==== Source data ====

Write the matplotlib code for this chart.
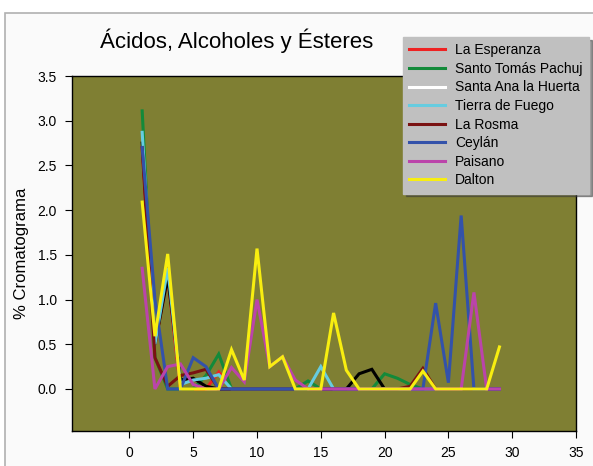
import matplotlib
matplotlib.use('Agg')
import matplotlib.pyplot as plt
from matplotlib.patches import Rectangle
from matplotlib.ticker import FormatStrFormatter

plt.rcParams['font.family'] = ['Liberation Sans', 'DejaVu Sans']

x = list(range(1, 30))
names = ['La Esperanza', 'Santo Tomás Pachuj', 'Santa Ana la Huerta', 'Tierra de Fuego',
         'La Rosma', 'Ceylán', 'Paisano', 'Dalton']
colors = ['#ee2222', '#138a3a', '#000000', '#66cce0', '#7a1212', '#3352aa', '#bb44aa', '#f8ee10']
legend_colors = ['#ee2222', '#138a3a', '#ffffff', '#66cce0', '#7a1212', '#3352aa', '#bb44aa', '#f8ee10']

esperanza = [2.7, 0.5, 1.25, 0, 0, 0, 0.19, 0] + [0.0] * 21
pachuj = [3.11, 0.35, 0, 0, 0, 0.15, 0.39, 0, 0, 0, 0, 0, 0, 0.09, 0,
          0, 0, 0, 0, 0.17, 0.12, 0.05, 0, 0, 0, 0, 0, 0, 0]
huerta = [2.75, 0.5, 1.25, 0.1, 0.12, 0.03, 0, 0, 0, 0, 0, 0, 0, 0, 0,
          0, 0, 0.17, 0.22, 0, 0, 0, 0, 0, 0, 0, 0, 0, 0]
fuego = [2.87, 0.5, 1.35, 0.05, 0.1, 0.12, 0.16, 0, 0, 0, 0, 0, 0, 0, 0.25,
         0, 0, 0, 0, 0, 0, 0, 0, 0, 0, 0, 0, 0, 0]
rosma = [2.7, 0.35, 0.03, 0.15, 0.18, 0.22, 0, 0, 0, 0, 0, 0, 0, 0, 0,
         0, 0, 0, 0, 0, 0, 0.03, 0.23, 0, 0, 0, 0, 0, 0]
ceylan = [2.7, 1.0, 0, 0, 0.35, 0.25, 0, 0, 0, 0, 0, 0, 0, 0, 0,
          0, 0, 0, 0, 0, 0, 0, 0, 0.96, 0.07, 1.94, 0, 0, 0]
paisano = [1.35, 0, 0.25, 0.28, 0.05, 0, 0, 0.24, 0.08, 1.0, 0.25, 0.36, 0.1, 0, 0,
           0, 0, 0, 0, 0, 0, 0, 0, 0, 0, 0, 1.08, 0, 0]
dalton = [2.09, 0.59, 1.51, 0, 0, 0, 0, 0.44, 0.1, 1.57, 0.25, 0.36, 0, 0, 0,
          0.85, 0.21, 0, 0, 0, 0, 0, 0.2, 0, 0, 0, 0, 0, 0.47]
series = [esperanza, pachuj, huerta, fuego, rosma, ceylan, paisano, dalton]

fig = plt.figure(figsize=(5.93, 4.66), dpi=100)
fig.patch.set_facecolor('white')
fig.patches.append(Rectangle((5 / 593, -0.1), 1.2, 1 - 13 / 466 + 0.1, transform=fig.transFigure,
                             facecolor='#fafafa', edgecolor='#b0b0b0', lw=1.2, zorder=-10))

ax = fig.add_axes([72 / 593, 1 - 431 / 466, (576 - 72) / 593, (431 - 76) / 466])
ax.set_facecolor('#7f7f33')

lines = []
for s, c, n in zip(series, colors, names):
    l, = ax.plot(x, s, color=c, lw=2.2, label=n, solid_joinstyle='miter')
    lines.append(l)

ax.set_xlim(-4.5, 35)
ax.set_ylim(-0.47, 3.5)
ax.set_xticks(range(0, 36, 5))
ax.set_yticks([0, 0.5, 1.0, 1.5, 2.0, 2.5, 3.0, 3.5])
ax.yaxis.set_major_formatter(FormatStrFormatter('%.1f'))
ax.tick_params(direction='out', length=5, labelsize=10, pad=6)
for sp in ax.spines.values():
    sp.set_linewidth(1.0)
ax.set_ylabel('% Cromatograma', fontsize=12, labelpad=6)

fig.text(100 / 593, 1 - 41 / 466, 'Ácidos, Alcoholes y Ésteres', fontsize=16, va='center', ha='left')

leg = fig.legend(lines, names, loc='upper left', bbox_to_anchor=(403 / 593, 1 - 37 / 466),
                 borderaxespad=0, fontsize=10, frameon=True, fancybox=False, shadow=True,
                 handlelength=2.6, labelspacing=0.33, borderpad=0.45, handletextpad=0.7)
leg.get_frame().set_facecolor('#c0c0c0')
leg.get_frame().set_edgecolor('#c0c0c0')
leg.get_frame().set_alpha(1)
for h, c in zip(leg.get_lines(), legend_colors):
    h.set_color(c)
    h.set_linewidth(2.2)

fig.savefig('out.png', dpi=100)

====

> **Task details**: Repeat the listing above exactly, with no pictures.

> **Correct result**:
Write the matplotlib code for this chart.
import matplotlib
matplotlib.use('Agg')
import matplotlib.pyplot as plt
from matplotlib.patches import Rectangle
from matplotlib.ticker import FormatStrFormatter

plt.rcParams['font.family'] = ['Liberation Sans', 'DejaVu Sans']

x = list(range(1, 30))
names = ['La Esperanza', 'Santo Tomás Pachuj', 'Santa Ana la Huerta', 'Tierra de Fuego',
         'La Rosma', 'Ceylán', 'Paisano', 'Dalton']
colors = ['#ee2222', '#138a3a', '#000000', '#66cce0', '#7a1212', '#3352aa', '#bb44aa', '#f8ee10']
legend_colors = ['#ee2222', '#138a3a', '#ffffff', '#66cce0', '#7a1212', '#3352aa', '#bb44aa', '#f8ee10']

esperanza = [2.7, 0.5, 1.25, 0, 0, 0, 0.19, 0] + [0.0] * 21
pachuj = [3.11, 0.35, 0, 0, 0, 0.15, 0.39, 0, 0, 0, 0, 0, 0, 0.09, 0,
          0, 0, 0, 0, 0.17, 0.12, 0.05, 0, 0, 0, 0, 0, 0, 0]
huerta = [2.75, 0.5, 1.25, 0.1, 0.12, 0.03, 0, 0, 0, 0, 0, 0, 0, 0, 0,
          0, 0, 0.17, 0.22, 0, 0, 0, 0, 0, 0, 0, 0, 0, 0]
fuego = [2.87, 0.5, 1.35, 0.05, 0.1, 0.12, 0.16, 0, 0, 0, 0, 0, 0, 0, 0.25,
         0, 0, 0, 0, 0, 0, 0, 0, 0, 0, 0, 0, 0, 0]
rosma = [2.7, 0.35, 0.03, 0.15, 0.18, 0.22, 0, 0, 0, 0, 0, 0, 0, 0, 0,
         0, 0, 0, 0, 0, 0, 0.03, 0.23, 0, 0, 0, 0, 0, 0]
ceylan = [2.7, 1.0, 0, 0, 0.35, 0.25, 0, 0, 0, 0, 0, 0, 0, 0, 0,
          0, 0, 0, 0, 0, 0, 0, 0, 0.96, 0.07, 1.94, 0, 0, 0]
paisano = [1.35, 0, 0.25, 0.28, 0.05, 0, 0, 0.24, 0.08, 1.0, 0.25, 0.36, 0.1, 0, 0,
           0, 0, 0, 0, 0, 0, 0, 0, 0, 0, 0, 1.08, 0, 0]
dalton = [2.09, 0.59, 1.51, 0, 0, 0, 0, 0.44, 0.1, 1.57, 0.25, 0.36, 0, 0, 0,
          0.85, 0.21, 0, 0, 0, 0, 0, 0.2, 0, 0, 0, 0, 0, 0.47]
series = [esperanza, pachuj, huerta, fuego, rosma, ceylan, paisano, dalton]

fig = plt.figure(figsize=(5.93, 4.66), dpi=100)
fig.patch.set_facecolor('white')
fig.patches.append(Rectangle((5 / 593, -0.1), 1.2, 1 - 13 / 466 + 0.1, transform=fig.transFigure,
                             facecolor='#fafafa', edgecolor='#b0b0b0', lw=1.2, zorder=-10))

ax = fig.add_axes([72 / 593, 1 - 431 / 466, (576 - 72) / 593, (431 - 76) / 466])
ax.set_facecolor('#7f7f33')

lines = []
for s, c, n in zip(series, colors, names):
    l, = ax.plot(x, s, color=c, lw=2.2, label=n, solid_joinstyle='miter')
    lines.append(l)

ax.set_xlim(-4.5, 35)
ax.set_ylim(-0.47, 3.5)
ax.set_xticks(range(0, 36, 5))
ax.set_yticks([0, 0.5, 1.0, 1.5, 2.0, 2.5, 3.0, 3.5])
ax.yaxis.set_major_formatter(FormatStrFormatter('%.1f'))
ax.tick_params(direction='out', length=5, labelsize=10, pad=6)
for sp in ax.spines.values():
    sp.set_linewidth(1.0)
ax.set_ylabel('% Cromatograma', fontsize=12, labelpad=6)

fig.text(100 / 593, 1 - 41 / 466, 'Ácidos, Alcoholes y Ésteres', fontsize=16, va='center', ha='left')

leg = fig.legend(lines, names, loc='upper left', bbox_to_anchor=(403 / 593, 1 - 37 / 466),
                 borderaxespad=0, fontsize=10, frameon=True, fancybox=False, shadow=True,
                 handlelength=2.6, labelspacing=0.33, borderpad=0.45, handletextpad=0.7)
leg.get_frame().set_facecolor('#c0c0c0')
leg.get_frame().set_edgecolor('#c0c0c0')
leg.get_frame().set_alpha(1)
for h, c in zip(leg.get_lines(), legend_colors):
    h.set_color(c)
    h.set_linewidth(2.2)

fig.savefig('out.png', dpi=100)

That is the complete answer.